Yesterday, as it was my mother's birthday, my family went out for dinner. My brother and i had offered to entertain ourselves so that my parents could have a night out, but they wanted to go somewhere mid-scale anyway, and wanted it to be family.

We went to a little local place in Placentia. The food is good,
the clientèle seems mostly regulars, and the atmosphere is interesting. The owner greets you at the door and escorts you to your table. He must enjoy his work, because he looks like he has been entitled to retire and relax for some time.

The thing that struck me the most about the evening was the portion sizes.

I didn't frequent many restaurants while i was in Yaounde. My favorite and only repeat--La Salsa--had nothing to do with Mexican food at all. It was French/Italian. I loved their food, but as it was very classy, i didn't go that often. When i did go, i usually had the same thing:
the lightest, freshest pita bread and most garlicky hummus in town, in the whole country, in fact. Then either fantabulous seafood spaghetti or Chateaubriand. Now, the hummus was intended for sharing, and we did. The seafood spaghetti and Chateaubriand were not--but i couldn't eat it all. Maybe i could have if i hadn't had hummus, but having merely one course isn't very European, is it? The servings weren't enormous--although i must admit, i usually devoured half a fresh baguette, too, and in the heat, a good litre of water. So, i'd ask to take the rest home. The wait staff politely packaged it up. In fact, if it was a table of English speakers with American or Canadian accents, they assumed they would be packaging up the leftovers.

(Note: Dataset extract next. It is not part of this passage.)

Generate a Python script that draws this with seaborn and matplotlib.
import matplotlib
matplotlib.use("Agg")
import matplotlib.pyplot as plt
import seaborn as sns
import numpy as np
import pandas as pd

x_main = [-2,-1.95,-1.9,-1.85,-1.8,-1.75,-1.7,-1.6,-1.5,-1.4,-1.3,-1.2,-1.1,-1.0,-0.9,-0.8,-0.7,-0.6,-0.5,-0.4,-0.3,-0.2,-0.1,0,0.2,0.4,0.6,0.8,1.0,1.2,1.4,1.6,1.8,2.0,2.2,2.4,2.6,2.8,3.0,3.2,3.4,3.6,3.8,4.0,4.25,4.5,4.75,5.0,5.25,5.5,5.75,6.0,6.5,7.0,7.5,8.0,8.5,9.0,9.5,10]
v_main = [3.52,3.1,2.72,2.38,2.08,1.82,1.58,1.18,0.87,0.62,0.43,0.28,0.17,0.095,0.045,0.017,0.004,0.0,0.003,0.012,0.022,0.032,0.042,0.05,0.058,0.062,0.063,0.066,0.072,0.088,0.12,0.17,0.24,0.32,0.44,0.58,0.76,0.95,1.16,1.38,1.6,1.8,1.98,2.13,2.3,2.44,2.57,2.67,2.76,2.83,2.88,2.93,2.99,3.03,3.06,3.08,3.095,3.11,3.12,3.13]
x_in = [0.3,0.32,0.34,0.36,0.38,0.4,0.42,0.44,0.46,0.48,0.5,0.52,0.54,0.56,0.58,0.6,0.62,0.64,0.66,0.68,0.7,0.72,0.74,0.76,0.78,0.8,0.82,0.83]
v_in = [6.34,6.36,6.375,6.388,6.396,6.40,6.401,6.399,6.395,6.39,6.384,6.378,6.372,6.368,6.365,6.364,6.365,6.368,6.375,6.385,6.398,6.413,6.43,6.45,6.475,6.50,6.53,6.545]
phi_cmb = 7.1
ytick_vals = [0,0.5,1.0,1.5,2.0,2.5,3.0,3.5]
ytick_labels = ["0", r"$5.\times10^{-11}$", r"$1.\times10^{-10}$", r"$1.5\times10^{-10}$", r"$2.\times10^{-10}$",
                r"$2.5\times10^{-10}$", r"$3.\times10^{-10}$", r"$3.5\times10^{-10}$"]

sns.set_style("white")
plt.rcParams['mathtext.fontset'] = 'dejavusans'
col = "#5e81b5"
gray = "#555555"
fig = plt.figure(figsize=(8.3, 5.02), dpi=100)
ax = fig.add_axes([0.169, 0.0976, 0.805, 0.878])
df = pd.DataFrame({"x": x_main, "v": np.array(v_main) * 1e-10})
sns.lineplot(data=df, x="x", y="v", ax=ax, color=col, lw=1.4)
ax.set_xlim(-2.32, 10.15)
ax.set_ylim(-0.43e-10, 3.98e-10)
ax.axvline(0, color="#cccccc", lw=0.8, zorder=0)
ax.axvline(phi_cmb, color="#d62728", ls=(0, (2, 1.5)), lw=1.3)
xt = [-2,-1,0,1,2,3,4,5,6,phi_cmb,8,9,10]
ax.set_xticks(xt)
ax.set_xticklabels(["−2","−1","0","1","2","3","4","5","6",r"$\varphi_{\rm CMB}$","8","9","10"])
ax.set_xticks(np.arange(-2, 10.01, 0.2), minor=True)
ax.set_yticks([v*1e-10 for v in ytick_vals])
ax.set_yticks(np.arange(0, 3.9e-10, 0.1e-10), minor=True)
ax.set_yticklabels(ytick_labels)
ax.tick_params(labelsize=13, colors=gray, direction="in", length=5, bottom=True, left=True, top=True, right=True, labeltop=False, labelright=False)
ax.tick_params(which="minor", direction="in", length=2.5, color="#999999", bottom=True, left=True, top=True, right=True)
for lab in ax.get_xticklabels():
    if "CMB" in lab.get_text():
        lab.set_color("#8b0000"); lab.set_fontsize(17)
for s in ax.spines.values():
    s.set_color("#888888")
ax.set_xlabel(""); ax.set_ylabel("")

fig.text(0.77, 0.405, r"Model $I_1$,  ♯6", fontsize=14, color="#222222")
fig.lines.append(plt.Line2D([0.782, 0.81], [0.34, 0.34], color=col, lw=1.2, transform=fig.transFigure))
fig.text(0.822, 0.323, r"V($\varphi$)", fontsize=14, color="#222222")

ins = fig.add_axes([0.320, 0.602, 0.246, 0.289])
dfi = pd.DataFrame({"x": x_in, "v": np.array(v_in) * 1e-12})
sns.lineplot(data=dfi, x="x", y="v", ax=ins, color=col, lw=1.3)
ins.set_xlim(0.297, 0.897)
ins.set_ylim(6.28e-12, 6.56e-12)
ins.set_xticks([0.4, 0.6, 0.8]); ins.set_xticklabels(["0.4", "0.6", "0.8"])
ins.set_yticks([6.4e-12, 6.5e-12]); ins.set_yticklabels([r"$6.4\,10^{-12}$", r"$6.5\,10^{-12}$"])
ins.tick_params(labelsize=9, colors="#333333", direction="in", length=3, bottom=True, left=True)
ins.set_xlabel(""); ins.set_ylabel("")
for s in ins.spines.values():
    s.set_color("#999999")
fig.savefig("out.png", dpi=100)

When i went there with a European friend, he was appalled. Apparently, one does not take one's leftovers home from a restaurant in France.

But French restaurants usually do not serve more than one can eat. They serve a portion, the kind defined by the Nutrition Facts on food packaging. Half a cup of this. Four ounces of that. American restaurants serve several portions-worth of food on a plate. At any rate, since the wait staff didn't slight us, my friend adjusted to the idea. I think he still considers it slightly uncouth but i digress...

When i go out for a meal, i go out for a pleasant dining experience that i do not have to chop, dice, or saute beforehand, and especially do not have to clean up afterward.
A pleasant dining experience precludes feeling ill as you leave because you were unable to resist that one last bite, or the one before it. I do not go out seeking to feel stuffed, salted, or pickled; nor to come home wondering when i'm going to eat the two meals-worth of leftovers in styrofoam boxes cluttering up the fridge with food that never tastes as good nuked in the microwave the next day.

At this restaurant in Placentia, my meal was A Serving. It was delicious. It was satisfying. I savoured every bite. And there are no styrofoam boxes in my fridge.

Monday, December 18, 2006

driving into the sunrise

This morning i saw Saturn high overhead as i waited to take friends to the airport, and the Big Dipper to the north. Coming back from the airport, facing the sunrise, the waning crescent moon was exquisitely superimposed on the sky. It's two days until new moon, and the edge of dark right side was just barely surrounded by pale light, as if sunlight was escaping around the edge.

When i moved to Cameroon, i missed the familiar constellations of the higher northern hemisphere. No Cassiopeia--too many city lights at that edge of the horizon. No Polaris.
Sometimes the Big Dipper was visible, but it was usually obscured by the same light problem Cassiopeia had. Sometimes i'd point out Orion and Sirius to my friends as we enjoyed the cool night breeze on our roof, or Saturn as it passed overhead. I think i saw the Southern Cross. (That was a nifty advantage of living near the equator--seeing the Big Dipper and the Southern Cross from the same roof.)

Maybe the fact
that i didn't look up and learn the constellations around me indicates that i really didn't see myself being there permanently. They weren't entirely different--i was still in the northern hemisphere, albeit by only 3.8 degrees. It wouldn't have been that difficult, especially using this fantastic website.

Thursday, December 14, 2006

cell phones

I used to hate cell phones. In fact, i was quite the reverse-cell-phone snob. I wouldn't date a man who answered a cell phone call in public.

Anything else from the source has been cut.